De uma das estradas que vai de Évora para Nossa Senhora da Graça do Divor (uma freguesia que, entre menires cromeleques e antas, tem cerca de 500 habitantes), vê-se um edifício que não deixa ninguém indiferente. Pelo seu traçado, percebe-se que é coisa de outro tempo e quase parece, também, de outro lugar. António Maçanita, que na mochila trazia a Fita Preta, empresa que que fundou em 2004 com David Booth e que hoje partilha com a enóloga Sandra Sárria (sócia minoritária), passava naquela estrada inúmeras vezes e a pergunta era sempre a mesma: “O que é aquilo?”. Até que, em Maio 2015, no dia a seguir a um casamento e apesar do cansaço, as palavras “Não passa de hoje” ressoaram na sua cabeça. Foi aqui que deu início ao processo que fez com que a Fita Preta ganhasse casa própria (até aqui estava em adega alugada e não possuía vinha), adquirindo 87% da propriedade em 2016, com usufruto exclusivo e responsabilidade de recuperação. E que bela casa ganhou: um paço medieval fundado em 1306 em regime de morgadio por D. Martim Pires de Oliveira, arcebispo de Braga entre 1295 e 1313 e dono, entre outras, da vila da Vidigueira, um homem muito influente. Este entregou logo a gestão da coisa ao irmão Mem Pires, para garantir a transferência da mesma em linha direita sucessória, e porque a lei da altura era restritiva em relação à posse de bens por parte do clero.

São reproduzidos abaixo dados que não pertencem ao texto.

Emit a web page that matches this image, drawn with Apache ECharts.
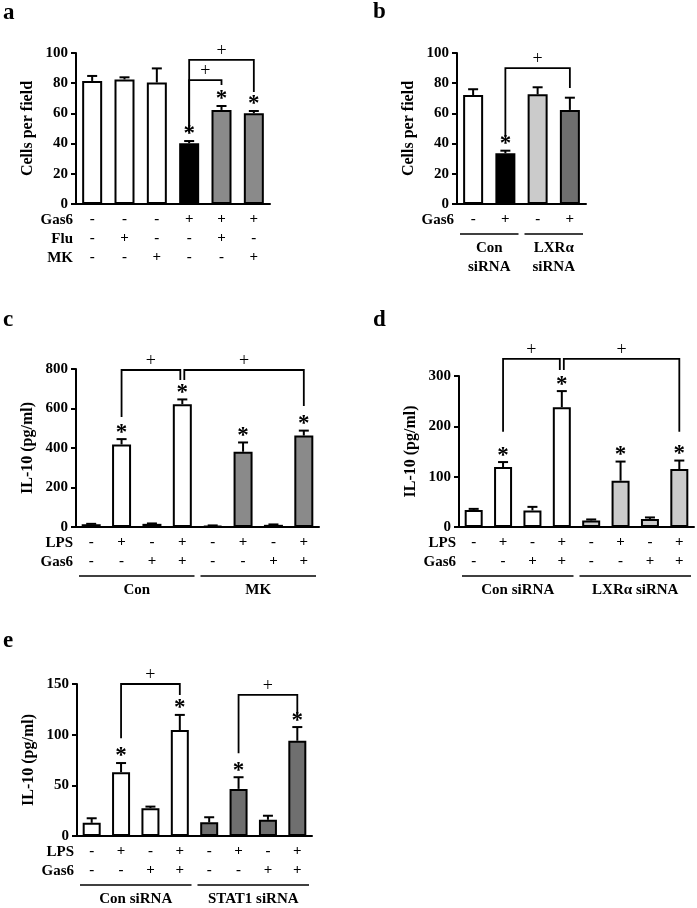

No entanto, à data em que António Maçanita finalizou a compra, o proprietário do Paço do Morgado de Oliveira era D. João Saldanha, e há 700 anos que já estava na sua família. Por ali passaram reis, como D. João II, por exemplo, em Setembro de 1490, acompanhado do seu filho, o Príncipe D. Afonso. Por Garcia de Resende, em “Crónica de D. João II”, sabe-se que o monarca ali justou, no pátio do Paço da Oliveira. Um sítio místico, portanto, onde a Fita Preta colocou cinco historiadores a investigar e que se descobriu ter sido alvo de alterações ao longo do tempo, principalmente no século XIX, altura em que a família Saldanha tomou conta do edifício. Sem ambições museológicas e apenas pela preservação histórica e para fins funcionais, António Maçanita começou a recuperá-lo e, “escavando” as camadas de massa até à pedra, descobriu cinco portas de arco em ogiva, uma fresta e três pares de janelas em ogiva no primeiro piso (que não comunica com o térreo), resgatando o esqueleto original medieval do edifício. “Há aqui salas ‘abonitadas’ no século XVI”, esclareceu Maçanita. Também um lagar de azeite soterrado viu agora luz, que se confirmou sê-lo por um escrito de 1776 onde se lê “armazém de azeite com sua loiça”, e por outro de 1865 que refere a necessidade de obras no lagar.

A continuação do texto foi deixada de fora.